— SET PROBLEM —
Read the listing and extract each line that includes the word "chart".
[Start ENTRIES PROVIDED]
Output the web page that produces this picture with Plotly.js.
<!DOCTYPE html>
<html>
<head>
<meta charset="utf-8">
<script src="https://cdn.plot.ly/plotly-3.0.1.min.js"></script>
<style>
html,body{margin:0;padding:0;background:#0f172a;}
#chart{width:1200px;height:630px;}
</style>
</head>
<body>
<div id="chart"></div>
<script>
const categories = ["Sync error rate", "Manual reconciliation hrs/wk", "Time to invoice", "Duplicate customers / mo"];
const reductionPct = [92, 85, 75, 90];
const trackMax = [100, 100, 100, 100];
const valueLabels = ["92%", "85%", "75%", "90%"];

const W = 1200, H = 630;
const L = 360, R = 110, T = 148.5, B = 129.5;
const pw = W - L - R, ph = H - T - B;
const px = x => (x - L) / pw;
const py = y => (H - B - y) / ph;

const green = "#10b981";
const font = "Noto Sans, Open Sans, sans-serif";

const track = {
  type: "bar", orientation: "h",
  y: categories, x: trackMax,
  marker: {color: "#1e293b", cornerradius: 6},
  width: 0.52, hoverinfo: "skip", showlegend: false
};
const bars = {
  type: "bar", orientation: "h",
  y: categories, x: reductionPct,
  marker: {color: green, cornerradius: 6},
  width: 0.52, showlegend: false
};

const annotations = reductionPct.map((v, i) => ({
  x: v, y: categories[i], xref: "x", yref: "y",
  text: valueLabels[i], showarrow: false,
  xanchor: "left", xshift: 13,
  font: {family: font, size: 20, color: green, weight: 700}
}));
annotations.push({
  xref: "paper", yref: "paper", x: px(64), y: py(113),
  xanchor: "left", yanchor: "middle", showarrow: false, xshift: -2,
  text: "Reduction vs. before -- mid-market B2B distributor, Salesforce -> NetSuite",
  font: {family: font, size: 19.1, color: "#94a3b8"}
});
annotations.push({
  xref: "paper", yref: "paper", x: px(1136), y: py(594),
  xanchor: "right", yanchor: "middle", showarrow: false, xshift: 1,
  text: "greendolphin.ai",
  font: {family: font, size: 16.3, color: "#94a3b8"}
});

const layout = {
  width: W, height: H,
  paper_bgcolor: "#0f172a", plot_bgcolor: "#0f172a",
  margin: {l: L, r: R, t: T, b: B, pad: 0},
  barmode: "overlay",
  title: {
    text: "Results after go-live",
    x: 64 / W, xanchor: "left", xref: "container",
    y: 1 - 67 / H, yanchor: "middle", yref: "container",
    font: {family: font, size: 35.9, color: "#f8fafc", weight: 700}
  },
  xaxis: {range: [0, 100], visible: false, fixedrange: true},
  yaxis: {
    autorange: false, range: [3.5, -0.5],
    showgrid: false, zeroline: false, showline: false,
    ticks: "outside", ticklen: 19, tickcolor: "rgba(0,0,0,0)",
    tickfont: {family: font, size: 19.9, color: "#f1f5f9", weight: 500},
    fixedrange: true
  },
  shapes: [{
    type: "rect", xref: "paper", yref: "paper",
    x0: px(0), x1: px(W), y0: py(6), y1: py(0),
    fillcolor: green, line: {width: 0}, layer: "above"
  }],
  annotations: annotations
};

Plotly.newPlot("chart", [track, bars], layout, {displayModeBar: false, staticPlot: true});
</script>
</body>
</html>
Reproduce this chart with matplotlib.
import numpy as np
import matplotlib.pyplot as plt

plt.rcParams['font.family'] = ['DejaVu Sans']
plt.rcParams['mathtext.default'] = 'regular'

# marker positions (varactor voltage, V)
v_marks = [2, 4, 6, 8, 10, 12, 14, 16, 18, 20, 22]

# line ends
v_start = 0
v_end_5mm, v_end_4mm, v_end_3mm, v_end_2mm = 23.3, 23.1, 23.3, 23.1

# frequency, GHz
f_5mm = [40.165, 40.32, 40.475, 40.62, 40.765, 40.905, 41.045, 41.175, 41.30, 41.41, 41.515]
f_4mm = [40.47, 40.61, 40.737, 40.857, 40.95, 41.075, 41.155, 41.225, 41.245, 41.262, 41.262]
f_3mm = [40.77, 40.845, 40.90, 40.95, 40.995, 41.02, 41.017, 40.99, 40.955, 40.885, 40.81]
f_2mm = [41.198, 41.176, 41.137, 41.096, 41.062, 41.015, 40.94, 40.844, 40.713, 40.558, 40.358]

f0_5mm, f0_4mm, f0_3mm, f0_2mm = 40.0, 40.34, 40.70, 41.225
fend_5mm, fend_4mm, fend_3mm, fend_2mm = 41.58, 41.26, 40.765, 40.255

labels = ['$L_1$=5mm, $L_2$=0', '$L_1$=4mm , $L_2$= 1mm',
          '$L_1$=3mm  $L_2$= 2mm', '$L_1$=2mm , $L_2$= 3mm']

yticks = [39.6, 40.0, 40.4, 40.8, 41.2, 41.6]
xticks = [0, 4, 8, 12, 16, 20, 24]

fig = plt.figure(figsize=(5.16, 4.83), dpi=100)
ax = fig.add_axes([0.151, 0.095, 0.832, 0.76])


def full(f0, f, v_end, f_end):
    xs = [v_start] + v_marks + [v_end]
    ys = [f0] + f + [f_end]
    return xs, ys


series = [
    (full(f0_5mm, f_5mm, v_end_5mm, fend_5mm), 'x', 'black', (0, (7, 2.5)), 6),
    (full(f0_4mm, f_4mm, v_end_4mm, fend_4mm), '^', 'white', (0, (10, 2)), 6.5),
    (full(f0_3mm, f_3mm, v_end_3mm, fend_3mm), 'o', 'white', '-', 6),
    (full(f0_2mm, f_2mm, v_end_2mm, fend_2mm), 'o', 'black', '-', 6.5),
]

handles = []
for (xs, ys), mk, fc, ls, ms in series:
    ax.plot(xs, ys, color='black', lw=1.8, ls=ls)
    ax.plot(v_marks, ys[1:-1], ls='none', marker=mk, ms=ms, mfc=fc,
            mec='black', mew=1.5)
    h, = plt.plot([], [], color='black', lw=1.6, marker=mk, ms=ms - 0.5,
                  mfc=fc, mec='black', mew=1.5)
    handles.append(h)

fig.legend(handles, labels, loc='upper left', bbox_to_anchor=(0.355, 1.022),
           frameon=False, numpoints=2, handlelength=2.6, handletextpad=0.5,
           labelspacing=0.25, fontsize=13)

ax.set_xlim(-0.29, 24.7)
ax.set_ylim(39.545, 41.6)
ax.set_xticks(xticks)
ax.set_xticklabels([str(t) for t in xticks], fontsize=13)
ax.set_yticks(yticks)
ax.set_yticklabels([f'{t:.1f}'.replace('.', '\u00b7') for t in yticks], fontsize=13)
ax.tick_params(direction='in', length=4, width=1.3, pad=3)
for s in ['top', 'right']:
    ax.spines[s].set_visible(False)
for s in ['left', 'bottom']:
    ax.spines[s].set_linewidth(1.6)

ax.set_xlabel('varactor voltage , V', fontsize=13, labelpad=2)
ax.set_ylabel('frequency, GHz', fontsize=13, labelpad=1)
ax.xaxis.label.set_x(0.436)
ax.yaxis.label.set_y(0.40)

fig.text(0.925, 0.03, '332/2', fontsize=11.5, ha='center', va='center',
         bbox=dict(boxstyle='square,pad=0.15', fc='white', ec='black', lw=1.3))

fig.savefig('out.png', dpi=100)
[End ENTRIES PROVIDED]
[Start ENTRIES PROVIDED]
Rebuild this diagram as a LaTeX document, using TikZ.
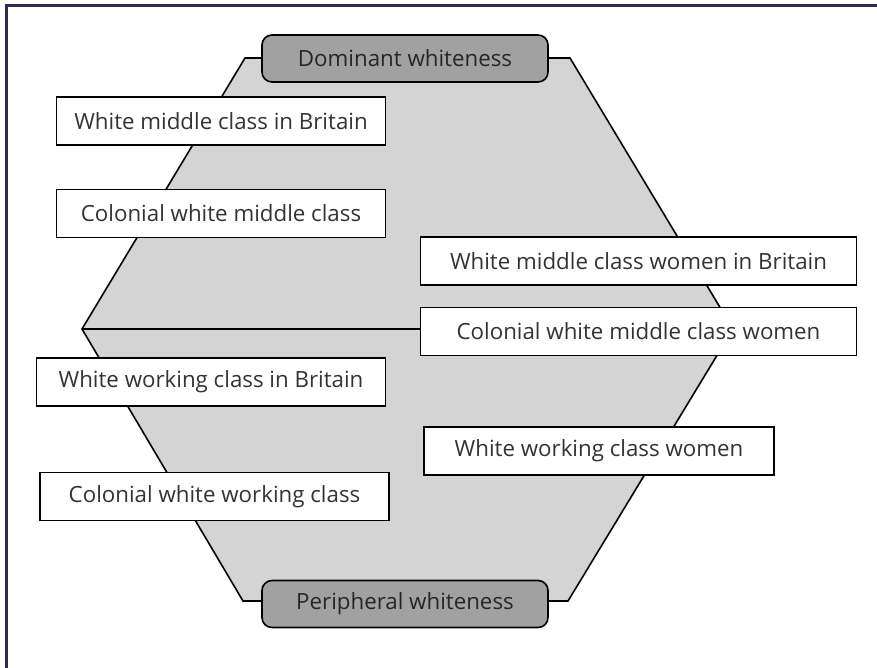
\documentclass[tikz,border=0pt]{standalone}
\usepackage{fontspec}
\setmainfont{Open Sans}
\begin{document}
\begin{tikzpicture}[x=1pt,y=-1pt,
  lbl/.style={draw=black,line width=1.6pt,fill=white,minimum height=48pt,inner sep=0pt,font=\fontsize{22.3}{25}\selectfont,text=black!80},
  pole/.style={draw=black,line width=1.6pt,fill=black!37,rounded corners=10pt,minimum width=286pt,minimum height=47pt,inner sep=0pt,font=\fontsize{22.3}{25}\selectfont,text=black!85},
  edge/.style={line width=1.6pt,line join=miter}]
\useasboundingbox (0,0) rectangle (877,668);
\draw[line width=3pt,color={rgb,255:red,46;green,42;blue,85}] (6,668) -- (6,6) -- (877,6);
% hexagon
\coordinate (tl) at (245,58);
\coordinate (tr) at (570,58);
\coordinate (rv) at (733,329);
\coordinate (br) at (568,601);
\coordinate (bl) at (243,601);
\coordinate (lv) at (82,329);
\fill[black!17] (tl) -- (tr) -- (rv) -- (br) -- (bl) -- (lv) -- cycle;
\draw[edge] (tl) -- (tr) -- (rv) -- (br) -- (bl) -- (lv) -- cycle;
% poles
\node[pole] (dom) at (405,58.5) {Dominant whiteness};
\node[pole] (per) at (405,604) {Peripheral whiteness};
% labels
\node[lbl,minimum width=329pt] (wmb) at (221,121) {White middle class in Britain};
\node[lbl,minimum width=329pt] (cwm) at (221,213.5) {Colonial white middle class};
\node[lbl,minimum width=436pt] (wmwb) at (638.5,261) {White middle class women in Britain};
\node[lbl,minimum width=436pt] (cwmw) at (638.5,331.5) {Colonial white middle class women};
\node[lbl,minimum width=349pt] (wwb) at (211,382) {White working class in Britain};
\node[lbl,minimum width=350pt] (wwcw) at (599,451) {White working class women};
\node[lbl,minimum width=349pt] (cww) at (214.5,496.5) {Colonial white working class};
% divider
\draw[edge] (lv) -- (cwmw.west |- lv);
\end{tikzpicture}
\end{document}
[End ENTRIES PROVIDED]
— ANSWER —
#chart{width:1200px;height:630px;}
<div id="chart"></div>
Plotly.newPlot("chart", [track, bars], layout, {displayModeBar: false, staticPlot: true});
Reproduce this chart with matplotlib.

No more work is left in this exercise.